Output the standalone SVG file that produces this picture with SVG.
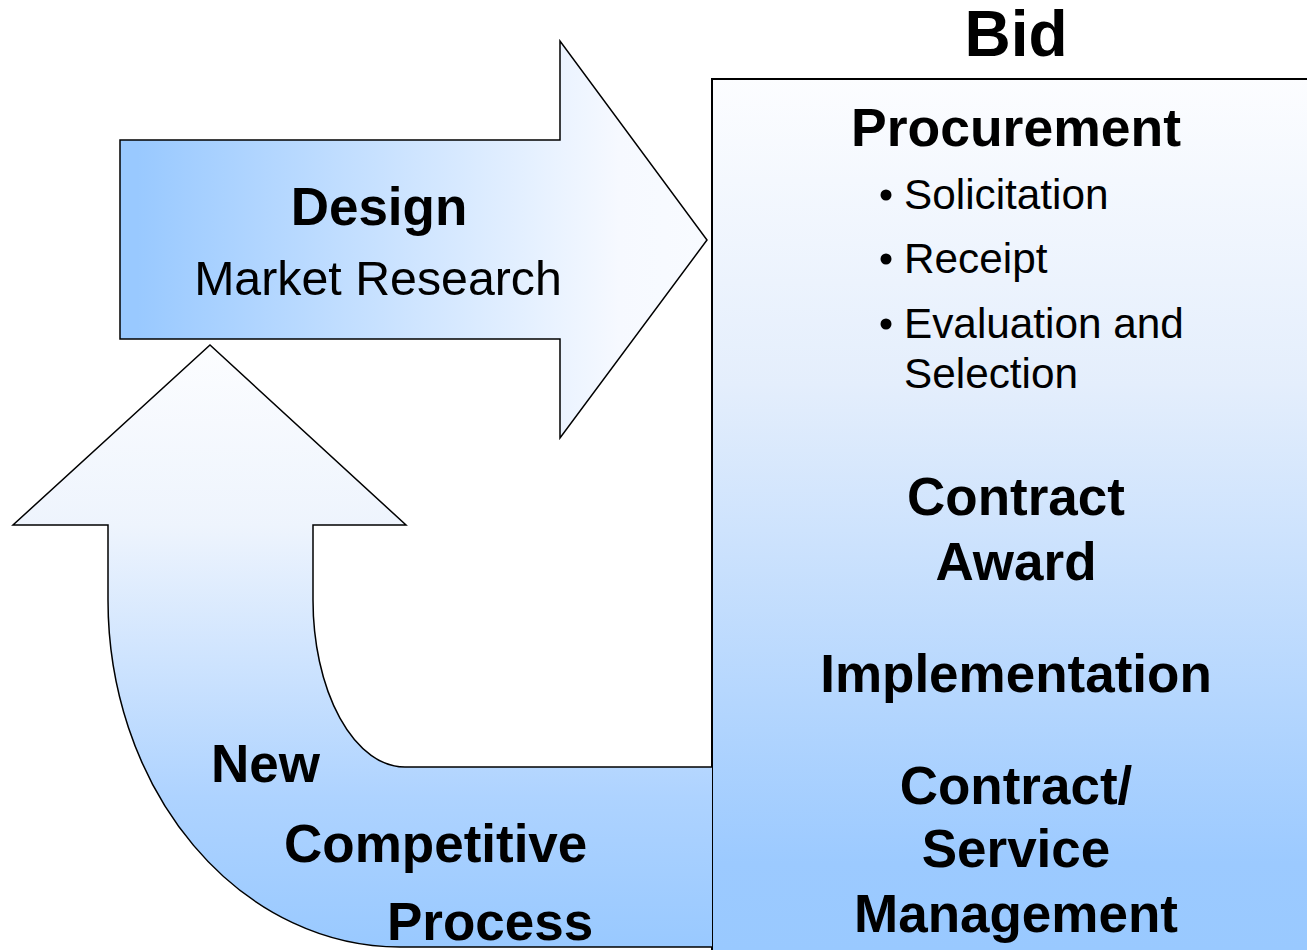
<svg xmlns="http://www.w3.org/2000/svg" width="1307" height="950" viewBox="0 0 1307 950">
  <defs>
    <linearGradient id="gradRight" x1="0" y1="0" x2="1" y2="0">
      <stop offset="0.03" stop-color="#99c9ff"/>
      <stop offset="0.85" stop-color="#f6f9ff"/>
      <stop offset="1" stop-color="#f8fbff"/>
    </linearGradient>
    <linearGradient id="gradBox" x1="0" y1="79" x2="0" y2="950" gradientUnits="userSpaceOnUse">
      <stop offset="0" stop-color="#fcfdff"/>
      <stop offset="0.35" stop-color="#e4eefc"/>
      <stop offset="0.9" stop-color="#9ccaff"/>
      <stop offset="1" stop-color="#99c9ff"/>
    </linearGradient>
    <linearGradient id="gradLoop" x1="0" y1="345" x2="0" y2="947" gradientUnits="userSpaceOnUse">
      <stop offset="0" stop-color="#fcfdff"/>
      <stop offset="0.3" stop-color="#eef4fd"/>
      <stop offset="0.75" stop-color="#aed3ff"/>
      <stop offset="1" stop-color="#99c9ff"/>
    </linearGradient>
  </defs>
  <style>
    .shape { stroke: #000; stroke-width: 1.5; stroke-linejoin: miter; }
    .box { stroke: #000; stroke-width: 2; }
    .bold { font-family: "Liberation Sans", Arial, sans-serif; font-weight: bold; fill: #000; }
    .reg { font-family: "Liberation Sans", Arial, sans-serif; fill: #000; }
  </style>

  <rect width="1307" height="950" fill="#ffffff"/>

  <!-- Bid stage box -->
  <g id="bid">
    <text class="bold" x="1016" y="56" font-size="64" text-anchor="middle">Bid</text>
    <rect class="box" x="712" y="79" width="600" height="880" fill="url(#gradBox)"/>
    <text class="bold" x="1016" y="146" font-size="53.5" text-anchor="middle">Procurement</text>
    <g class="reg" font-size="42.3">
      <circle cx="886" cy="195" r="5.5" fill="#000"/>
      <text x="904" y="209">Solicitation</text>
      <circle cx="886" cy="259" r="5.5" fill="#000"/>
      <text x="904" y="273">Receipt</text>
      <circle cx="886" cy="324" r="5.5" fill="#000"/>
      <text x="904" y="338">Evaluation and</text>
      <text x="904" y="388">Selection</text>
    </g>
    <g class="bold" font-size="53" text-anchor="middle">
      <text x="1016" y="515">Contract</text>
      <text x="1016" y="580">Award</text>
      <text x="1016" y="692">Implementation</text>
      <text x="1016" y="804">Contract/</text>
      <text x="1016" y="867">Service</text>
      <text x="1016" y="932">Management</text>
    </g>
  </g>

  <!-- connectors: the two block arrows -->
  <g id="connectors">
    <g id="design">
      <path class="shape" fill="url(#gradRight)" d="M120,140 L560,140 L560,41 L707,240 L560,438 L560,339 L120,339 Z"/>
      <text class="bold" x="379" y="225" font-size="53" text-anchor="middle">Design</text>
      <text class="reg" x="378" y="295" font-size="48.3" text-anchor="middle">Market Research</text>
    </g>
    <g id="new-process">
      <path class="shape" fill="url(#gradLoop)" d="M712,947 L400,947 A292,347 0 0 1 108,600 L108,525 L13,525 L210,345 L406,525 L313,525 L313,600 A92,167 0 0 0 405,767 L712,767"/>
      <g class="bold" font-size="53">
        <text x="211" y="782">New</text>
        <text x="284" y="862">Competitive</text>
        <text x="387" y="940">Process</text>
      </g>
    </g>
  </g>
</svg>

◇ ◇ ◇ ◇ ◇ ◇ ◇

*Aim:*
Quote every line word for word and keep the images out of the copy.

*Solution below:*
Output the standalone SVG file that produces this picture with SVG.
<svg xmlns="http://www.w3.org/2000/svg" width="1307" height="950" viewBox="0 0 1307 950">
  <defs>
    <linearGradient id="gradRight" x1="0" y1="0" x2="1" y2="0">
      <stop offset="0.03" stop-color="#99c9ff"/>
      <stop offset="0.85" stop-color="#f6f9ff"/>
      <stop offset="1" stop-color="#f8fbff"/>
    </linearGradient>
    <linearGradient id="gradBox" x1="0" y1="79" x2="0" y2="950" gradientUnits="userSpaceOnUse">
      <stop offset="0" stop-color="#fcfdff"/>
      <stop offset="0.35" stop-color="#e4eefc"/>
      <stop offset="0.9" stop-color="#9ccaff"/>
      <stop offset="1" stop-color="#99c9ff"/>
    </linearGradient>
    <linearGradient id="gradLoop" x1="0" y1="345" x2="0" y2="947" gradientUnits="userSpaceOnUse">
      <stop offset="0" stop-color="#fcfdff"/>
      <stop offset="0.3" stop-color="#eef4fd"/>
      <stop offset="0.75" stop-color="#aed3ff"/>
      <stop offset="1" stop-color="#99c9ff"/>
    </linearGradient>
  </defs>
  <style>
    .shape { stroke: #000; stroke-width: 1.5; stroke-linejoin: miter; }
    .box { stroke: #000; stroke-width: 2; }
    .bold { font-family: "Liberation Sans", Arial, sans-serif; font-weight: bold; fill: #000; }
    .reg { font-family: "Liberation Sans", Arial, sans-serif; fill: #000; }
  </style>

  <rect width="1307" height="950" fill="#ffffff"/>

  <!-- Bid stage box -->
  <g id="bid">
    <text class="bold" x="1016" y="56" font-size="64" text-anchor="middle">Bid</text>
    <rect class="box" x="712" y="79" width="600" height="880" fill="url(#gradBox)"/>
    <text class="bold" x="1016" y="146" font-size="53.5" text-anchor="middle">Procurement</text>
    <g class="reg" font-size="42.3">
      <circle cx="886" cy="195" r="5.5" fill="#000"/>
      <text x="904" y="209">Solicitation</text>
      <circle cx="886" cy="259" r="5.5" fill="#000"/>
      <text x="904" y="273">Receipt</text>
      <circle cx="886" cy="324" r="5.5" fill="#000"/>
      <text x="904" y="338">Evaluation and</text>
      <text x="904" y="388">Selection</text>
    </g>
    <g class="bold" font-size="53" text-anchor="middle">
      <text x="1016" y="515">Contract</text>
      <text x="1016" y="580">Award</text>
      <text x="1016" y="692">Implementation</text>
      <text x="1016" y="804">Contract/</text>
      <text x="1016" y="867">Service</text>
      <text x="1016" y="932">Management</text>
    </g>
  </g>

  <!-- connectors: the two block arrows -->
  <g id="connectors">
    <g id="design">
      <path class="shape" fill="url(#gradRight)" d="M120,140 L560,140 L560,41 L707,240 L560,438 L560,339 L120,339 Z"/>
      <text class="bold" x="379" y="225" font-size="53" text-anchor="middle">Design</text>
      <text class="reg" x="378" y="295" font-size="48.3" text-anchor="middle">Market Research</text>
    </g>
    <g id="new-process">
      <path class="shape" fill="url(#gradLoop)" d="M712,947 L400,947 A292,347 0 0 1 108,600 L108,525 L13,525 L210,345 L406,525 L313,525 L313,600 A92,167 0 0 0 405,767 L712,767"/>
      <g class="bold" font-size="53">
        <text x="211" y="782">New</text>
        <text x="284" y="862">Competitive</text>
        <text x="387" y="940">Process</text>
      </g>
    </g>
  </g>
</svg>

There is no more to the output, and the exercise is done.